The misreporting was inadvertent and the matter was rectified as soon as the mistake was uncovered. Never the less the fine was large. The question is, should that cause panic in the energy trading industry, where EMIR reporting has been going for just over six months? The fine was issued for getting the “buy/sell” flag the wrong way round, which is one data reporting field. In commodities, where there are so many complex fields, none of which are clear, it would seem to be easy to get something wrong and possibly incur a fine. And the notice explicitly states that Deutsche were NOT “deliberate or reckless”.
Does “Don’t Panic” still hold?
A few weeks ago I wrote this article entitled “Don’t panic”. The article argued for a pragmatic approach, where the focus should be compliance rather than fine avoidance. While this may amount to the same thing, it encompasses a different attitude. One way is a pragmatic route to compliance, taking into consideration that the rules are new, nothing is clear and that the regulators actually want you to comply, rather than fining you. Clearly the rules are there for a reason, and ignoring them will and should lead to fines. And a willfully negligent attitude is also wrong. But begin panicked into expensive and unnecessary measures just “to be sure” is likely to lead to overspend.
So, does this view still hold? It is worth looking at the judgement in more detail to understand what has happened:
Why was the fine so large?
The first thing one notices is that the fine is under MiFID. These rules have been going for several years and so the formats are by now well established and bedded down. The FCA and their predecessor have issued quite a bit of guidance on this, and the fact that they have is given as one of the reasons as to the size of the fine.

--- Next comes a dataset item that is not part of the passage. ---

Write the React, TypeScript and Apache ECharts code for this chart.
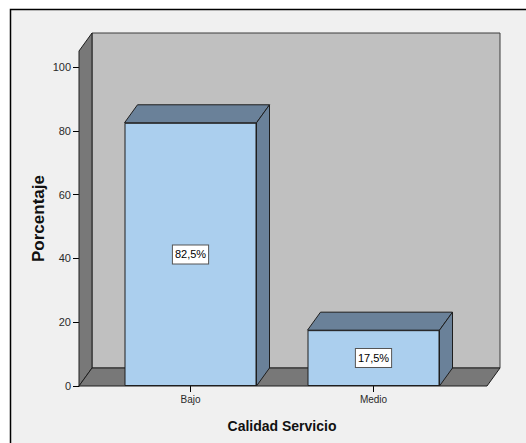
import React, { useEffect, useRef } from 'react';
import * as echarts from 'echarts';

const categories = ['Bajo', 'Medio'];
const percentages = [82.5, 17.5];
const yTickValues = [0, 20, 40, 60, 80, 100];
const axisMax = 105;

export default function App() {
  const ref = useRef<HTMLDivElement>(null);
  useEffect(() => {
    const chart = echarts.init(ref.current as HTMLDivElement, null, { renderer: 'svg' });
    const DX = 13;
    const DY = 18;
    const HALF = 66;
    const font = "'Liberation Sans', Arial, sans-serif";
    const edge = '#1e1e1e';

    const renderWalls = (params: any, api: any) => {
      const cs = params.coordSys;
      const top = api.coord([0, axisMax])[1];
      const B = api.coord([0, 0])[1];
      const L = cs.x - 20;
      const R = cs.x + cs.width + 22;
      return {
        type: 'group',
        children: [
          {
            type: 'polygon',
            shape: { points: [[L + DX, top - DY], [R + DX, top - DY], [R + DX, B - DY], [L + DX, B - DY]] },
            style: { fill: '#c0c0c0', stroke: '#3c3c3c', lineWidth: 1 },
          },
          {
            type: 'polygon',
            shape: { points: [[L, top], [L + DX, top - DY], [L + DX, B - DY], [L, B]] },
            style: { fill: '#787878', stroke: edge, lineWidth: 1 },
          },
          {
            type: 'polygon',
            shape: { points: [[L, B], [L + DX, B - DY], [R + DX, B - DY], [R, B]] },
            style: { fill: '#787878', stroke: edge, lineWidth: 1 },
          },
        ],
      };
    };

    const renderDepth = (params: any, api: any) => {
      const idx = api.value(0);
      const v = api.value(1);
      const p = api.coord([idx, v]);
      const base = api.coord([idx, 0])[1];
      const x = p[0];
      const y = p[1];
      return {
        type: 'group',
        children: [
          {
            type: 'polygon',
            shape: { points: [[x - HALF, y], [x - HALF + DX, y - DY], [x + HALF + DX, y - DY], [x + HALF, y]] },
            style: { fill: '#6a8199', stroke: edge, lineWidth: 1 },
          },
          {
            type: 'polygon',
            shape: { points: [[x + HALF, y], [x + HALF + DX, y - DY], [x + HALF + DX, base - DY], [x + HALF, base]] },
            style: { fill: '#6a8199', stroke: edge, lineWidth: 1 },
          },
        ],
      };
    };

    chart.setOption({
      animation: false,
      backgroundColor: '#ffffff',
      textStyle: { fontFamily: font },
      graphic: [
        {
          type: 'rect',
          z: -100,
          shape: { x: 10.5, y: 9.5, width: 700, height: 700 },
          style: { fill: '#f0f0f0', stroke: '#000000', lineWidth: 1.5 },
        },
      ],
      grid: { left: 99, right: 61, top: 51, bottom: 57 },
      xAxis: {
        type: 'category',
        data: categories,
        axisLine: { show: false },
        axisTick: { show: true, alignWithLabel: true, length: 6, lineStyle: { color: '#000' } },
        axisLabel: { color: '#2a2a2a', fontSize: 10, margin: 8, fontFamily: font },
        name: 'Calidad Servicio',
        nameLocation: 'middle',
        nameGap: 33,
        nameMoveOverlap: false,
        nameTextStyle: { fontWeight: 'bold', fontSize: 14, color: '#111', fontFamily: font },
        splitLine: { show: false },
      },
      yAxis: {
        type: 'value',
        min: 0,
        max: axisMax,
        offset: 20,
        axisLine: { show: true, lineStyle: { color: '#000' } },
        axisTick: { show: true, length: 6, customValues: yTickValues, lineStyle: { color: '#000' } },
        axisLabel: { customValues: yTickValues, color: '#2a2a2a', fontSize: 11, margin: 8, fontFamily: font },
        splitLine: { show: false },
        name: 'Porcentaje',
        nameLocation: 'middle',
        nameRotate: 90,
        nameGap: 32,
        nameMoveOverlap: false,
        nameTextStyle: { fontWeight: 'bold', fontSize: 17, color: '#111', fontFamily: font },
      },
      series: [
        {
          type: 'custom',
          z: 1,
          silent: true,
          data: [[0, 0]],
          renderItem: renderWalls,
        },
        {
          type: 'custom',
          z: 2,
          silent: true,
          data: percentages.map((v, i) => [i, v]),
          renderItem: renderDepth,
        },
        {
          type: 'bar',
          z: 3,
          data: percentages,
          barWidth: HALF * 2,
          itemStyle: { color: '#abcfee', borderColor: edge, borderWidth: 1 },
          label: {
            show: true,
            position: 'inside',
            formatter: (p: any) => p.value.toFixed(1).replace('.', ',') + '%',
            color: '#000',
            fontSize: 11,
            fontFamily: font,
            backgroundColor: '#ffffff',
            borderColor: '#555',
            borderWidth: 1,
            padding: [4, 2, 3, 2],
          },
        },
      ],
    });
    return () => chart.dispose();
  }, []);

  return (
    <div style={{ position: 'fixed', left: 0, top: 0, width: 526, height: 443, background: '#fff' }}>
      <div ref={ref} style={{ width: 526, height: 443 }} />
    </div>
  );
}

The next thing to notice is the order of magnitude. Nearly 30 million trade reports were incorrect. In the energy trading industry, that would be a lot. And so the size of the fine will reflect that too.

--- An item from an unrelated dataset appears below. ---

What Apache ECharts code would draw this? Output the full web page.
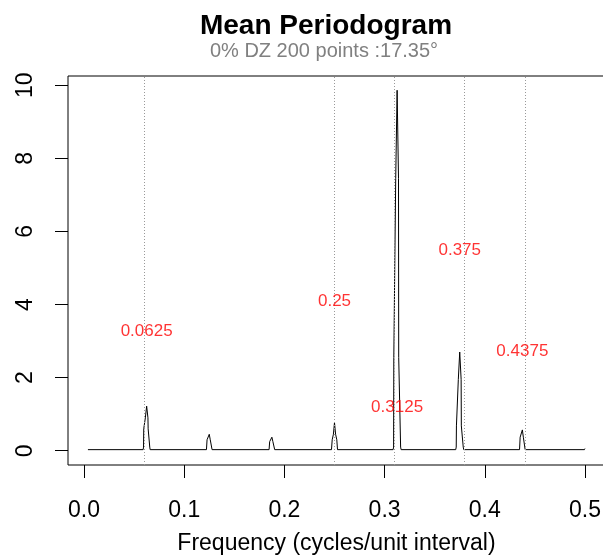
<!DOCTYPE html>
<html><head><meta charset="utf-8">
<script src="https://cdn.jsdelivr.net/npm/echarts@6/dist/echarts.min.js"></script>
<style>html,body{margin:0;padding:0;background:#fff}#c{width:603px;height:555px}</style>
</head><body><div id="c"></div>
<script>
// Frequency / mean periodogram values
const freq = [
  0.0039,
  0.0590, 0.0594, 0.0596, 0.0610, 0.0612, 0.0625, 0.0638, 0.0640, 0.0654, 0.0656, 0.0660,
  0.1222, 0.1228, 0.1240, 0.1250, 0.1260, 0.1272, 0.1278,
  0.1847, 0.1853, 0.1865, 0.1875, 0.1885, 0.1897, 0.1903,
  0.2470, 0.2477, 0.2489, 0.2500, 0.2511, 0.2523, 0.2530,
  0.3085, 0.3090, 0.3092, 0.3109, 0.3111, 0.3125, 0.3139, 0.3141, 0.3158, 0.3160, 0.3165,
  0.3710, 0.3715, 0.3717, 0.3734, 0.3736, 0.3750, 0.3764, 0.3766, 0.3783, 0.3785, 0.3790,
  0.4347, 0.4353, 0.4365, 0.4375, 0.4385, 0.4397, 0.4403,
  0.4995, 0.5000
];
const power = [
  0.03,
  0.03, 0.10, 0.60, 0.60, 0.90, 1.22, 0.90, 0.60, 0.60, 0.10, 0.03,
  0.03, 0.30, 0.30, 0.45, 0.30, 0.30, 0.03,
  0.03, 0.25, 0.25, 0.37, 0.25, 0.25, 0.03,
  0.03, 0.30, 0.45, 0.77, 0.45, 0.30, 0.03,
  0.03, 0.10, 2.55, 2.55, 7.45, 9.86, 7.45, 2.55, 2.55, 0.10, 0.03,
  0.03, 0.10, 0.68, 0.68, 1.95, 2.70, 1.95, 0.68, 0.68, 0.10, 0.03,
  0.03, 0.37, 0.37, 0.57, 0.37, 0.37, 0.03,
  0.03, 0.06
];
const markFreqs = [0.0625, 0.25, 0.3125, 0.375, 0.4375];
const labelFreqs = [0.0625, 0.25, 0.3125, 0.375, 0.4375];
const labelY = [3.27, 4.09, 1.19, 5.49, 2.73];
const labelTexts = ['0.0625', '0.25', '0.3125', '0.375', '0.4375'];
const xTicks = [0, 0.1, 0.2, 0.3, 0.4, 0.5];
const yTicks = [0, 2, 4, 6, 8, 10];
const titleText = 'Mean Periodogram';
const subText = '0% DZ 200 points :17.35°';
const xName = 'Frequency (cycles/unit interval)';

const FONT = 'Liberation Sans, Arial, sans-serif';
const chart = echarts.init(document.getElementById('c'), null, {renderer: 'canvas'});
chart.setOption({
  animation: false,
  backgroundColor: '#fff',
  graphic: [
    {type: 'text', x: 326, y: 26, style: {text: titleText, font: 'bold 28px ' + FONT, fill: '#000', textAlign: 'center', textVerticalAlign: 'middle'}},
    {type: 'text', x: 324, y: 51, style: {text: subText, font: '20px ' + FONT, fill: '#808080', textAlign: 'center', textVerticalAlign: 'middle'}}
  ],
  grid: {left: 68, top: 76, width: 537, height: 389, show: true, borderColor: '#000', borderWidth: 1, backgroundColor: 'transparent', outerBoundsMode: 'none', containLabel: false},
  xAxis: {
    type: 'value', min: -0.016, max: 0.52,
    axisLine: {show: false, onZero: false}, splitLine: {show: false},
    axisTick: {show: true, inside: false, customValues: xTicks, length: 13, lineStyle: {color: '#000', width: 1}},
    axisLabel: {customValues: xTicks, formatter: v => v.toFixed(1), fontSize: 23, color: '#000', fontFamily: FONT, margin: 34},
    name: xName, nameLocation: 'middle', nameGap: 67,
    nameTextStyle: {fontSize: 23, color: '#000', fontFamily: FONT}
  },
  yAxis: {
    type: 'value', min: -0.39, max: 10.25,
    axisLine: {show: false, onZero: false}, splitLine: {show: false},
    axisTick: {show: true, inside: false, customValues: yTicks, length: 13, lineStyle: {color: '#000', width: 1}},
    axisLabel: {customValues: yTicks, rotate: 90, fontSize: 23, color: '#000', fontFamily: FONT, margin: 31}
  },
  series: [
    {
      type: 'line', data: freq.map((f, i) => [f, power[i]]), showSymbol: false, symbol: 'none',
      lineStyle: {color: '#000', width: 1}, z: 3,
      markLine: {
        symbol: 'none', silent: true, label: {show: false},
        lineStyle: {type: [1, 2], color: '#999', width: 1},
        data: markFreqs.map(f => ({xAxis: f}))
      }
    },
    {
      type: 'scatter', symbol: 'circle', symbolSize: 1, itemStyle: {color: 'rgba(0,0,0,0)'}, z: 5,
      data: labelFreqs.map((f, i) => ({value: [f, labelY[i]], name: labelTexts[i]})),
      label: {show: true, position: 'inside', formatter: p => p.name, color: '#ff0000', fontSize: 17, fontFamily: FONT}
    }
  ]
});
</script>
</body></html>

Also, the FCA had not only issued fines for similar offences under MiFID to others, but had also issued private notices to Deutsche on this very topic.
EMIR for Energy Traders
It is worth comparing this to the situation that those in the commodities and energy trading industry find themselves in and how it contrasts:
Firstly, EMIR is relatively new to everyone, with reporting only having started six months ago. So while we would expect reporting to be running by now, it is not as established as MiFID is.
Secondly, there is still a lack of clarity over how many of the fields should be reported, particularly in commodities. Hopefully more guidance will be available soon, but many fields are not as clear cut as the MiFID ones are (even the buy/sell flag for some trade types).
And also the order of magnitude is usually a lot less.
So while it would not be surprising if, at some point, regulators start to impose a few fines, it would be surprising if such a large fine were levied on an energy trading firm in the near future. That does not of course mean it won’t happen.
Can we relax then?
So is the message that we can relax and just leave things as they are, no matter what state they are in?
No, it isn’t. The message is that when new rules come in, there are teething troubles, and when they are unclear and confusing, things need to be cleared up. But simply looking for excuses is not enough. A pragmatic approach works both ways. On the one hand, panic is bad. On the other, continuous improvement is still necessary.
If we look at the commodity and energy trading industry there is still a struggle to report, and EMIR trade matching rates are still very low. While there are good reasons for this, it is expected that individual companies and the industry as a whole work to ensure compliance.
The message: Continuous incremental improvement
The overall message is that until reporting works to a high level of quality, one should not rest. A pragmatic way to do this is by incremental improvement. As long as one ensures that the quality of reporting is constantly improving, one can know that all reasonable avenues are being taken to comply. That is an excellent way to ensure compliance without panic or over spend.